One track, “We Look Like Lightning,” is about the horror of air-travel turbulence. Guess this means you won’t be finding recognizable spots in Lansdale and Hatfield in their videos anymore, like they did seven years ago with “Don’t Let Me Cave In” and “Local Man Ruins Everything.”

On the other hand, another new song, “Pyramids of Salt,” sounds exotic and cryptic; but the pyramids in question are merely large piles of the winter road-treatment agent.

Follow the progression. The album “Suburbia I’ve Given You All and Now I’m Nothing” was about owning one’s past, warts and all (The 52-second interlude song “Suburbia” makes unmistakable Lansdale-specific references to the 2007 Lans-Bowl fire and actor Andrew Bryniarski).
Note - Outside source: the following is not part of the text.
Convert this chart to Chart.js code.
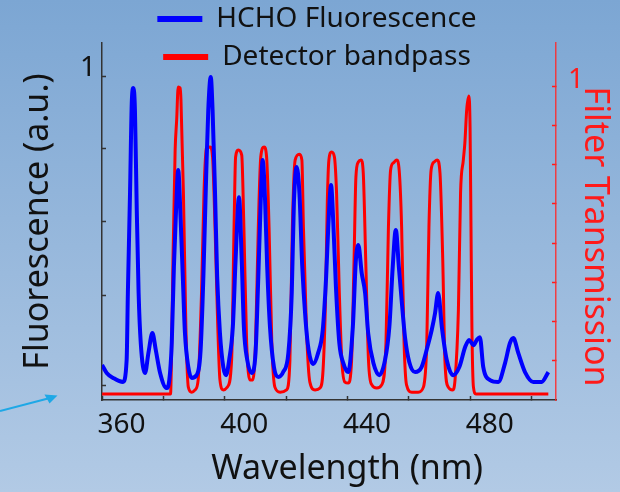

In 2013 “The Greatest Generation” was a wail of frustration about finding one’s place in the world and the transition from youth to adulthood. Then in 2015 “No Closer to Heaven” had meditations on mortality and loss in the midst of youth.

With “Sister Cities” The Wonder Years are clearly all grown up. The opening line of “Heaven’s Gate (Sad and Sober)” is “I’ve been thinking a lot about/when the furnace goes,” for goodness sake.

Also, they’re playing ballads now. “Flowers Where Your Face Should Be,” “It Must Get Lonely” and “When the Blue Finally Came” starkly contrast with the band’s usual guitar bombast.

And yet there are still those nagging feelings of sadness and anxiety, and the occasional earnest pledge to make things better. Just like on “No Closer to Heaven,” death is a recurring theme. “Too much of a coward to even visit your grave. You’re half awake, and I bought you a radio to play the blues away. With my hand to hold, you asked about the weather. Wish they’d let you die at home,” songwriter Dan Campbell sings in the opener, “Raining in Kyoto.”

“It must get obvious enough that I’m not ever gonna change. It must get obvious enough that I’m the one who stays,” he sings in “It Must Get Lonely.” But has this local band become like a childhood friend that’s moved on without you?

That very thought sounds like a Wonder Years song from circa 2010-2011.

We’ll see what happens when the tour to support “Sister Cities” reunites them with their Philly faithful at the Fillmore June 8 and 9.